• **GIVEN INSTRUCTION**
Repeat verbatim the lines from the one containing "Write the matplotlib code for this chart." to the one containing "plt.rcParams['font.family'] = ['Noto", ends included, minus any pictures.

## Start LISTED RECORDS

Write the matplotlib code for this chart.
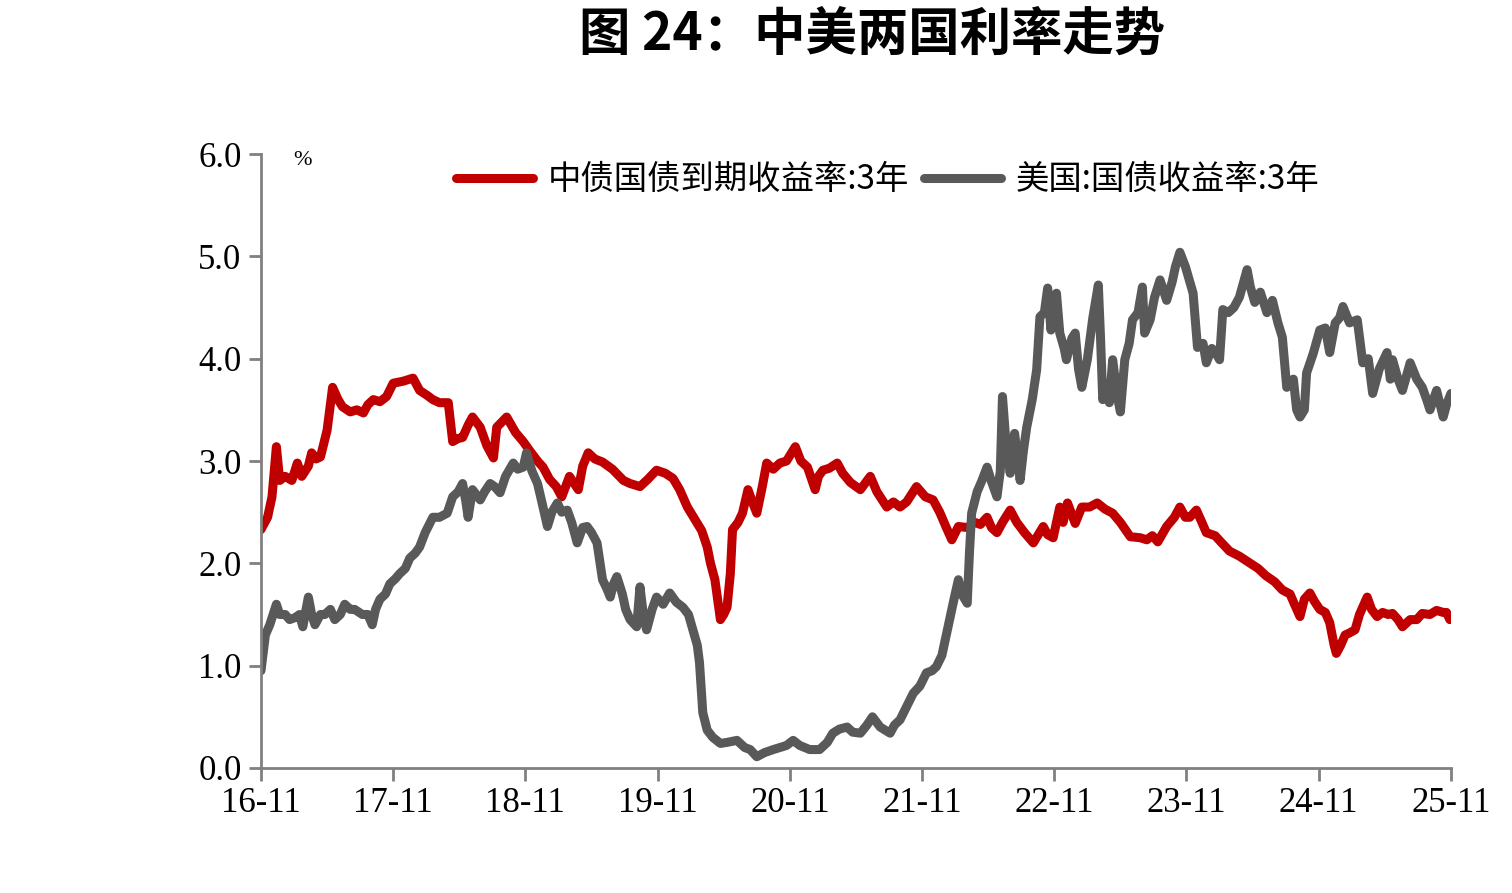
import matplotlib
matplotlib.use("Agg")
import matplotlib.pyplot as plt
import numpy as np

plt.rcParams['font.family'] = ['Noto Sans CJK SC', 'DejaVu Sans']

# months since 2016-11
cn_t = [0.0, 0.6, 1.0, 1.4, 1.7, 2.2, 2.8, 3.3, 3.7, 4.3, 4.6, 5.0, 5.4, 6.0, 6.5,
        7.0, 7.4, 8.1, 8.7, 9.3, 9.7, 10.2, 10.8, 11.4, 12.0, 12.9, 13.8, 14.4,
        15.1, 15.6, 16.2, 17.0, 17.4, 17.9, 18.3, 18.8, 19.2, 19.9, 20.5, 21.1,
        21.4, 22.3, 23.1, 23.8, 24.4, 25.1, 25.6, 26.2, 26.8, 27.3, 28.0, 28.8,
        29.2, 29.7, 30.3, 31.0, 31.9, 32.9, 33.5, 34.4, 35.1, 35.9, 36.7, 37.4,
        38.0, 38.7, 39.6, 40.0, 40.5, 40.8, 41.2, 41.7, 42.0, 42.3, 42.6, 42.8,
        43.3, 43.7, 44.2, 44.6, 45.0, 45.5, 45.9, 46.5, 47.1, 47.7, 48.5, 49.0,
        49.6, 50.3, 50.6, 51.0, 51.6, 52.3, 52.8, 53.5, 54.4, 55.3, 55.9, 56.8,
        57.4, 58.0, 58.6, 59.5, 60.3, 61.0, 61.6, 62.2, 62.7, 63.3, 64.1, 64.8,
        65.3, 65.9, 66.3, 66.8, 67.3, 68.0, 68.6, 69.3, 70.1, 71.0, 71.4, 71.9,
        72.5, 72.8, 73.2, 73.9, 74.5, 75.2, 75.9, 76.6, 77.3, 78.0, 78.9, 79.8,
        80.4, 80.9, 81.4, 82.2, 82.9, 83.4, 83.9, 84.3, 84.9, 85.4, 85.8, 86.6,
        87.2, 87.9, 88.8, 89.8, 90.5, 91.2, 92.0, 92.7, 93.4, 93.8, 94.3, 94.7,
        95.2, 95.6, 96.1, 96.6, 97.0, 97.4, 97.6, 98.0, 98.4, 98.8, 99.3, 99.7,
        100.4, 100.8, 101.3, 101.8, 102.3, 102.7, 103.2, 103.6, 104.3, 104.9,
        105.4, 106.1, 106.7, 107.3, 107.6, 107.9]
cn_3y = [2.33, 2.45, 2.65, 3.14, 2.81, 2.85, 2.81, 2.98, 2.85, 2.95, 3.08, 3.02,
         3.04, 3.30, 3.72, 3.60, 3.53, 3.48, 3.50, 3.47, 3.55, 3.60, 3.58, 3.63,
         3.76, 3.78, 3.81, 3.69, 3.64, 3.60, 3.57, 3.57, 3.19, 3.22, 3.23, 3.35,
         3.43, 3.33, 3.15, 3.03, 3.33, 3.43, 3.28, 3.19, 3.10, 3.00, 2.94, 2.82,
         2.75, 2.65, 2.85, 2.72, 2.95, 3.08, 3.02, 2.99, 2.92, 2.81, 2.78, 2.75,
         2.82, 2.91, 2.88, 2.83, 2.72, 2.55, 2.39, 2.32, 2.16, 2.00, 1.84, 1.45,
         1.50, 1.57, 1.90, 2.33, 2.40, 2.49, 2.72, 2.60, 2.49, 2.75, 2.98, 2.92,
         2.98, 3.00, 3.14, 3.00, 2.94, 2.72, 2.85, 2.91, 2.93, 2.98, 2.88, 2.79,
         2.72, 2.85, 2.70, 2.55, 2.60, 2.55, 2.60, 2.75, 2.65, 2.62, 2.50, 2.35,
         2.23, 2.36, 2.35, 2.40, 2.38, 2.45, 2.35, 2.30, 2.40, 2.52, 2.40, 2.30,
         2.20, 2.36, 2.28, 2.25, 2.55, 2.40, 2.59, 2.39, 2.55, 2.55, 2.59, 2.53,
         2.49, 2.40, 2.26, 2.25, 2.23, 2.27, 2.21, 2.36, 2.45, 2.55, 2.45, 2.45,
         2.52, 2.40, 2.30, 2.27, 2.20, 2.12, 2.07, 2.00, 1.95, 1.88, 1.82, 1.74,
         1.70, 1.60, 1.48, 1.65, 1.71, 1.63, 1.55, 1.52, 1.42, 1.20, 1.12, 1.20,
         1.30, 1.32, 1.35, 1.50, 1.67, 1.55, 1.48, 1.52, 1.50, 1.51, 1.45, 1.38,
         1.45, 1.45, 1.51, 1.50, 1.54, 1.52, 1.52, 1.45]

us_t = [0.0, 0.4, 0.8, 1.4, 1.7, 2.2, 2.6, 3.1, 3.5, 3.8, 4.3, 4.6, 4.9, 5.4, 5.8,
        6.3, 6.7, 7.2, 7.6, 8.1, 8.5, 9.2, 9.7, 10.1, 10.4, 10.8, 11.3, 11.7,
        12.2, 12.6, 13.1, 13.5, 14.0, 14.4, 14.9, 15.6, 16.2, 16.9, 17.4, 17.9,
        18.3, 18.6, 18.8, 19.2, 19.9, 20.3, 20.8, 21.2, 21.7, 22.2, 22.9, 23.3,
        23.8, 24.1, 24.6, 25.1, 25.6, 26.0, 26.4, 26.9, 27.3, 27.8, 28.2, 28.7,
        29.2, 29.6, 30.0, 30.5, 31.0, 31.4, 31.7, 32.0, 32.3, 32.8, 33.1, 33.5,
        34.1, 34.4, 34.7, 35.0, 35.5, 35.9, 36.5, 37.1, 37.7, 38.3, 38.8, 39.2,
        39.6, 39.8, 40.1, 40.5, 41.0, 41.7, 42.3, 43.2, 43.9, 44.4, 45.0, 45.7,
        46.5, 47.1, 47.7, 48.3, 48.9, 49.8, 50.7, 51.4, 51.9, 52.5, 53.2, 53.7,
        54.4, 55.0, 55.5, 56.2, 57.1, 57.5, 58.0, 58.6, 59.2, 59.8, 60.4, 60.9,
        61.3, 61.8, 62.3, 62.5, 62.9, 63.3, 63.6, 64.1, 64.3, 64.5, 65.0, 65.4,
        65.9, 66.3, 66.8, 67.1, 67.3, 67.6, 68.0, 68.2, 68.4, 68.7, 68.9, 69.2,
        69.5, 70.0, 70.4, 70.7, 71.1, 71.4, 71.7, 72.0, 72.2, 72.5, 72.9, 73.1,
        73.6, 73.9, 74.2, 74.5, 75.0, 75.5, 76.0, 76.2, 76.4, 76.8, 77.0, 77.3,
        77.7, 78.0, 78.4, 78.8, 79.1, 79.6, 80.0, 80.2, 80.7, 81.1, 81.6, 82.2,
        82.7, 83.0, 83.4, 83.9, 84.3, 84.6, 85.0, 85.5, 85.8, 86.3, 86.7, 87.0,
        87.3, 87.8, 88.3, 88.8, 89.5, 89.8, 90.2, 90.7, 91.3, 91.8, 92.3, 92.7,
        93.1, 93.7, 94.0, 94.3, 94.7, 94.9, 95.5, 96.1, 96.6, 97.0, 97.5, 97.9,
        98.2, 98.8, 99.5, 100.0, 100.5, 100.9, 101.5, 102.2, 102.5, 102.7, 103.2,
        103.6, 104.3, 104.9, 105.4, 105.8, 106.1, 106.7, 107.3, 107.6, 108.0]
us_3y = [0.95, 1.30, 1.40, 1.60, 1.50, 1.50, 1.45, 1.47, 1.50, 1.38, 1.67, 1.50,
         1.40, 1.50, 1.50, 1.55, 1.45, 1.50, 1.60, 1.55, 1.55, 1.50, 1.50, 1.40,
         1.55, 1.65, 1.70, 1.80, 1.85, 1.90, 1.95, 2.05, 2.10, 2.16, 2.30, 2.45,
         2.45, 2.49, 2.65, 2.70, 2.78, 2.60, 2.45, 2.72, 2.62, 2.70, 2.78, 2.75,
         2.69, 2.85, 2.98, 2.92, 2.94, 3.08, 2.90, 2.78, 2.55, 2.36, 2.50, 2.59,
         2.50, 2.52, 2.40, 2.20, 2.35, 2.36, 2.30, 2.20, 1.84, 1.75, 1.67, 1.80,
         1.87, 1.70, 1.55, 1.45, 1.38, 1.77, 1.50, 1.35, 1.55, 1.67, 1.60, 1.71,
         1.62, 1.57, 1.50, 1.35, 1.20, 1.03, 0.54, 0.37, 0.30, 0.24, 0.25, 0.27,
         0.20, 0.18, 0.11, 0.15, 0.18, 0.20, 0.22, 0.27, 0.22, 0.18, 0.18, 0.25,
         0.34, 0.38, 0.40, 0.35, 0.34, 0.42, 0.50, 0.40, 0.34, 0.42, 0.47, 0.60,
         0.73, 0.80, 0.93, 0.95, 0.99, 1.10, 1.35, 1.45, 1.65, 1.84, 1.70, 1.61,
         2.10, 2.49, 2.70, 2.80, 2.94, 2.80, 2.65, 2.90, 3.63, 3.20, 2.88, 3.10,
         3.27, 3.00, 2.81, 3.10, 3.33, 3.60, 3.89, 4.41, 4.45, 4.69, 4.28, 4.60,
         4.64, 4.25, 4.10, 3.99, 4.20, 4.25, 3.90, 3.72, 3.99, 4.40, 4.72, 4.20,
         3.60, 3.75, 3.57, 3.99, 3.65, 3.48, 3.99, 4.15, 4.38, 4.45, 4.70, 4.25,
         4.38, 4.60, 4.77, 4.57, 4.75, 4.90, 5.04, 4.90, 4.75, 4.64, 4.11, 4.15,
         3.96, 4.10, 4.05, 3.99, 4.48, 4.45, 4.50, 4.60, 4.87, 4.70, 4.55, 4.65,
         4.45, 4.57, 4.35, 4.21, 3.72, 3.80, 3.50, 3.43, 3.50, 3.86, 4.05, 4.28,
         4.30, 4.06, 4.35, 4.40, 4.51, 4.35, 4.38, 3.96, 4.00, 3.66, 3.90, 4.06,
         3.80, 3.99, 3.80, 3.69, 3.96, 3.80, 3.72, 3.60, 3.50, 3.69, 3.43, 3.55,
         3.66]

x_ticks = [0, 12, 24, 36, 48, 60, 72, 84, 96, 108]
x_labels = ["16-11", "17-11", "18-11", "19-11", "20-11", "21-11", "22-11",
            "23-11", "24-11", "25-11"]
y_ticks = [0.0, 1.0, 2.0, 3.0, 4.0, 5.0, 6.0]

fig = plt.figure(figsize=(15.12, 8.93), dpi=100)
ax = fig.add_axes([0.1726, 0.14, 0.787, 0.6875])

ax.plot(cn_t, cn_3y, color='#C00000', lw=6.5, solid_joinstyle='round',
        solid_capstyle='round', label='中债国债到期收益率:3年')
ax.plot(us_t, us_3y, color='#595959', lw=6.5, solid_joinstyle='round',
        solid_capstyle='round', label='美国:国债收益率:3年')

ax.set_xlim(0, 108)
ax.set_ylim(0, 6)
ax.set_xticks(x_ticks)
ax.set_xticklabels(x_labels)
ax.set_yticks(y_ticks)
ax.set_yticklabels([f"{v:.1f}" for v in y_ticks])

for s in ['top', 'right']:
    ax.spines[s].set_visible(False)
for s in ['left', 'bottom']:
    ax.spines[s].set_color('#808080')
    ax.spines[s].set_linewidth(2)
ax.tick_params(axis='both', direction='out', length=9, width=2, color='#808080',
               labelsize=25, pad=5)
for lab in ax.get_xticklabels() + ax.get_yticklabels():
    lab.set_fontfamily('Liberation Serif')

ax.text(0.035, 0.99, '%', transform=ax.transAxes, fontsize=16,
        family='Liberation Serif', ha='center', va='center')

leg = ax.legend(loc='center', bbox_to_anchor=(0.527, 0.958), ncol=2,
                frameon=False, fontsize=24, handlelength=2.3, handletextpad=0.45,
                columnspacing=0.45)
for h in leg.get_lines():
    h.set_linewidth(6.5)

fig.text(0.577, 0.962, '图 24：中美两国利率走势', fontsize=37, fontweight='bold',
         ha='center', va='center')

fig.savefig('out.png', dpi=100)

## End LISTED RECORDS
## Start LISTED RECORDS

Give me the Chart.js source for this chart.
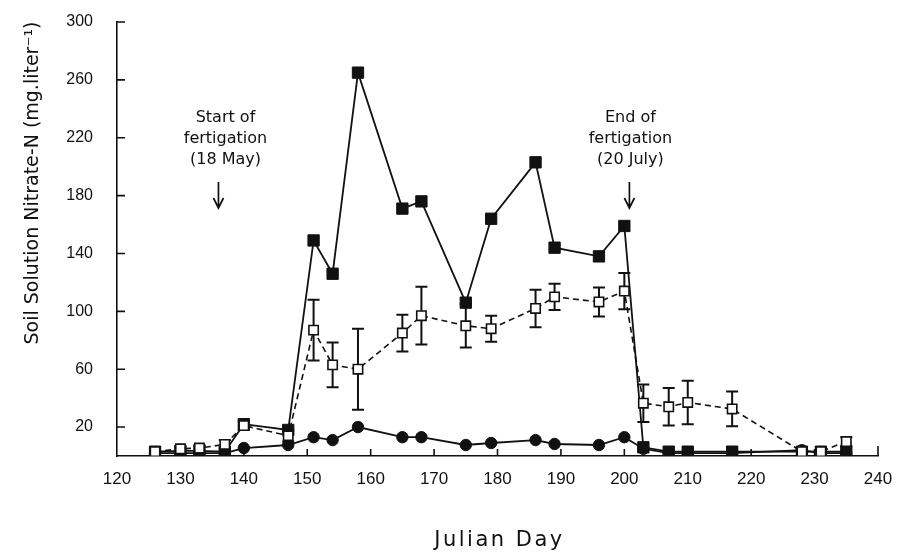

## End LISTED RECORDS

• **REPLY**
Write the matplotlib code for this chart.
import matplotlib
matplotlib.use("Agg")
import matplotlib.pyplot as plt
import numpy as np

plt.rcParams['font.family'] = ['Noto Sans CJK SC', 'DejaVu Sans']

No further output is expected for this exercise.